Thursday, July 14, 2005

More on Hawk Aerodynamics: Blakeman

In yesterday's query to John Blakeman Anne mentioned an aeronautical term unknown to me: canard. Below, the Ohio biologist gives some informatioin about that term. Then he offers more thoughts about hawk flight. He writes:

From a Google dictionary:
canard \kuh-NAHRD\, noun:
1. An unfounded, false, or fabricated report or story.
2. A horizontal control and stabilizing surface mounted forward of the main wing of an aircraft.
3. An aircraft whose horizontal stabilizer is mounted forward of the main wing.
Because red-tails tend to move the outer feathers of their wings forward during soaring, the outer primaries act very much like canard wings.
The alulas, the smaller projecting feathers at the "wrist" also act as canard wings when the bird is landing, smoothing the flow of air over the wing at low speed, when it would otherwise break up and create drag and lose lift. Very complicated aereodynamics, so I will have to be careful in what and how I state things. I'll defer to any aeronautical engineer who weighs in on the subject. But the key matter is that the hawk is in continuous control and minute modification of its feather and wing attitudes. If we had a stiff, mounted red-tail in perfect soaring postion, even with perfect weight distribution, we couldn't toss the specimen off a tall building and expect it to glide with stability to a distant landing. The bird model would go immediately into a spiraling, uncontrolled crash. Not much different from the balance refinements of a ballarina. Looks easy and perfect. It's hard and

John A. Blakeman

One last note, sure to offend some, as it contradicts some sensible things we all learned back in science class. Most general science and physics books, at least older ones, have a cross-section diagram of the classic airfoil. The text states that as an airplane, or in our case, a red-tailed hawk, cuts horizontally through the air, the airstream passes cleanly and quickly along the flat underwing surface. But the air split off and sent over the arched top of the wing must shoot along faster to pass completely over this longer surface. Fluids passing fast over long surfaces reduce their pressure on those surfaces, so the pressure on the flat bottom of the wing is greater than in the faster air above. The wing is therefore thrust up, and the hawk or airplane stays in the sky.
Not really so, however. If airfoils really worked this way, how could an airplane (or hawk) ever fly upside down? Flight for both hawks and airplanes is accomplished primarily by a favorable angle of attack against the oncoming air. Air may be thin, but it's still a bit sticky and cohesive, just as water is. Tilt the wing into the moving air and the lower edge simply bounces off the viscous air, quite in the manner of skipping a stone across the pond.
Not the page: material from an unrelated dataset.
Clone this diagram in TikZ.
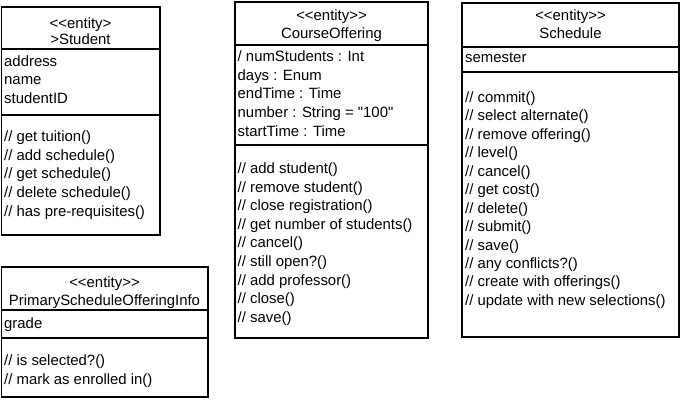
\documentclass[tikz,border=0pt]{standalone}
\usepackage{fontspec}
\setmainfont{Liberation Sans}[Ligatures=TeXOff]
\begin{document}
\begin{tikzpicture}[x=1pt,y=-1pt,
  box/.style={draw, line width=1.4pt},
  txt/.style={anchor=west, inner sep=0pt, text height=11pt, text depth=0pt, font=\fontsize{14.9}{16}\selectfont},
  hdr/.style={anchor=center, inner sep=0pt, text height=11pt, text depth=0pt, font=\fontsize{14.9}{16}\selectfont}]
\useasboundingbox (0,0) rectangle (688,403);
% Student
\draw[box] (1.5,7) rectangle (160,235);
\draw[box] (1.5,49) -- (160,49);
\draw[box] (1.5,115) -- (160,115);
\node[hdr] (stuS) at (80.5,23) {<<entity>};
\node[hdr] (stuN) at (80.5,39) {>Student};
\foreach [count=\i] \t in {address,name,studentID}
  \node[txt] (stuA\i) at (4,{61+(\i-1)*18.5}) {\t};
\foreach [count=\i] \t in {// get tuition(),// add schedule(),// get schedule(),// delete schedule(),// has pre-requisites()}
  \node[txt] (stuO\i) at (4,{136+(\i-1)*18.7}) {\t};
% PrimaryScheduleOfferingInfo
\draw[box] (1.5,267) rectangle (208,397);
\draw[box] (1.5,310) -- (208,310);
\draw[box] (1.5,338) -- (208,338);
\node[hdr] (psS) at (104.5,282) {<<entity>>};
\node[hdr] (psN) at (104.5,300) {PrimaryScheduleOfferingInfo};
\node[txt] (psA1) at (4,323) {grade};
\foreach [count=\i] \t in {// is selected?(),// mark as enrolled in()}
  \node[txt] (psO\i) at (4,{360+(\i-1)*18.5}) {\t};
% CourseOffering
\draw[box] (235,2) rectangle (428,338);
\draw[box] (235,45) -- (428,45);
\draw[box] (235,145) -- (428,145);
\node[hdr] (coS) at (331.5,15) {<<entity>>};
\node[hdr] (coN) at (331.5,33) {CourseOffering};
\foreach [count=\i] \t in {/ numStudents : Int,days : Enum,endTime : Time,number : String = "100",startTime : Time}
  \node[txt] (coA\i) at (237.5,{56+(\i-1)*18.75}) {\t};
\foreach [count=\i] \t in {// add student(),// remove student(),// close registration(),// get number of students(),// cancel(),// still open?(),// add professor(),// close(),// save()}
  \node[txt] (coO\i) at (237.5,{168+(\i-1)*18.6}) {\t};
% Schedule
\draw[box] (462,3) rectangle (679,337);
\draw[box] (462,47) -- (679,47);
\draw[box] (462,72) -- (679,72);
\node[hdr] (scS) at (570.5,15) {<<entity>>};
\node[hdr] (scN) at (570.5,33) {Schedule};
\node[txt] (scA1) at (465,57) {semester};
\foreach [count=\i] \t in {// commit(),// select alternate(),// remove offering(),// level(),// cancel(),// get cost(),// delete(),// submit(),// save(),// any conflicts?(),// create with offerings(),// update with new selections()}
  \node[txt] (scO\i) at (465,{97+(\i-1)*18.45}) {\t};
\end{tikzpicture}
\end{document}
So when you see the aesthetic airfoil configuration of a red-tailed hawk's wing, forget what your eighth-grade science teacher tried to teach you. The hawk's airfoil wing is shaped that way to accommodate bones, muscles, and feathers, not to cause air to shoot faster over the top of the wing.
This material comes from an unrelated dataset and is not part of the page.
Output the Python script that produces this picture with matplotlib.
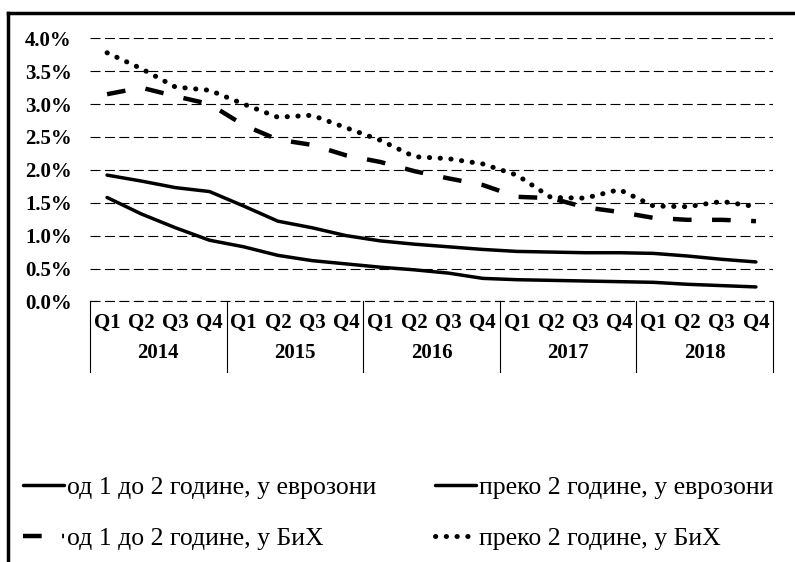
import matplotlib
matplotlib.use("Agg")
import matplotlib.pyplot as plt
from matplotlib.lines import Line2D
import numpy as np

plt.rcParams['font.family'] = ['Liberation Serif', 'DejaVu Serif']

# Каматне стопе по кварталима 2014-2018 (%)
godine = ["2014", "2015", "2016", "2017", "2018"]
kvartali = ["Q1", "Q2", "Q3", "Q4"]

euro_1_2 = [1.58, 1.33, 1.12, 0.93, 0.83, 0.70, 0.62, 0.57, 0.52, 0.48,
            0.43, 0.35, 0.33, 0.32, 0.31, 0.30, 0.29, 0.26, 0.24, 0.22]
euro_2 = [1.92, 1.83, 1.73, 1.67, 1.45, 1.22, 1.12, 1.00, 0.92, 0.87,
          0.83, 0.79, 0.76, 0.75, 0.74, 0.74, 0.73, 0.69, 0.64, 0.60]
bih_1_2 = [3.15, 3.25, 3.12, 3.00, 2.68, 2.46, 2.38, 2.22, 2.12, 1.98,
           1.87, 1.77, 1.59, 1.57, 1.43, 1.36, 1.27, 1.24, 1.24, 1.22]
bih_2 = [3.78, 3.54, 3.26, 3.21, 3.00, 2.80, 2.83, 2.64, 2.45, 2.20,
         2.17, 2.09, 1.92, 1.58, 1.57, 1.70, 1.45, 1.44, 1.52, 1.44]

labele = ["од 1 до 2 године, у еврозони", "преко 2 године, у еврозони",
          "од 1 до 2 године, у БиХ", "преко 2 године, у БиХ"]

fig = plt.figure(figsize=(7.95, 5.62), dpi=100)
ax = fig.add_axes([90 / 795, 1 - 301.4 / 562, 683 / 795, 263.1 / 562])

x = np.arange(len(euro_1_2))
l1, = ax.plot(x, euro_1_2, color='black', lw=2.5, solid_capstyle='round')
l2, = ax.plot(x, euro_2, color='black', lw=2.5, solid_capstyle='round')
l3, = ax.plot(x, bih_1_2, color='black', lw=3.2, linestyle=(0, (4.2, 4.6)))
l4, = ax.plot(x, bih_2, color='black', lw=3.6, linestyle=(0, (0.05, 2.1)),
              dash_capstyle='round')

ax.set_xlim(-0.5, len(x) - 0.5)
ax.set_ylim(0, 4.0)
ax.set_yticks(np.arange(0, 4.01, 0.5))
ax.set_yticklabels([f"{v:.1f}%" for v in np.arange(0, 4.01, 0.5)])
ax.yaxis.grid(True, linestyle=(0, (9, 4)), color='black', lw=0.8)
ax.axhline(0, linestyle=(0, (9, 4)), color='black', lw=0.8, clip_on=False, zorder=0)
ax.set_axisbelow(True)
for s in ax.spines.values():
    s.set_visible(False)

ax.set_xticks(x)
ax.set_xticklabels(kvartali * len(godine))
ax.tick_params(axis='both', length=0, labelsize=15)
ax.tick_params(axis='x', pad=8)
ax.tick_params(axis='y', pad=13)
for t in ax.get_xticklabels() + ax.get_yticklabels():
    t.set_fontweight('bold')

# године испод квартала и вертикалне линије између година
tr = ax.get_xaxis_transform()
n = len(kvartali)
for i, g in enumerate(godine):
    ax.text(i * n + (n - 1) / 2, -0.195, g, transform=tr, ha='center', va='center',
            fontsize=15, fontweight='bold')
for b in np.arange(-0.5, len(x), n):
    ax.plot([b, b], [0, -0.27], transform=tr, clip_on=False, color='black', lw=0.8)

fig.legend([l1, l3, l2, l4], [labele[0], labele[2], labele[1], labele[3]],
           ncol=2, loc='center left', bbox_to_anchor=(0.0, 1 - 513 / 562),
           frameon=False, fontsize=18.5, handlelength=1.6, handletextpad=0.1,
           columnspacing=2.3, labelspacing=1.1)

# оквир
fig.add_artist(Line2D([8 / 795, 8 / 795], [0, 1 - 13 / 562], transform=fig.transFigure,
                      color='black', lw=2.5))
fig.add_artist(Line2D([8 / 795, 1], [1 - 13 / 562, 1 - 13 / 562], transform=fig.transFigure,
                      color='black', lw=2.5))

fig.savefig("out.png", dpi=100)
Nonetheless, the dynamic shaping of a red-tail's wings when soaring is one of the most beautiful aspects in all of nature. I am privileged to see all of this as my falconry red-tail, Savanna II, flies in my close presence. I get to feel the shwoosh of her air as she takes off from my fist. When landing, I see her extended allulas and primaries and feel the final downthrust of wind as she artfully collapses on my gloved fist. I've experienced this many thousands of times, but it's always marvelous.

It's one thing to ponder the wings of some early Renaissance Italian painter's angel in a great museum, or to head off to the museum's sculptures of antiquity and find a marble eagle. But none of these match the provided high art of red-tails in life – now even in the heart of Manhattan. Give thanks, all. Our birds are special.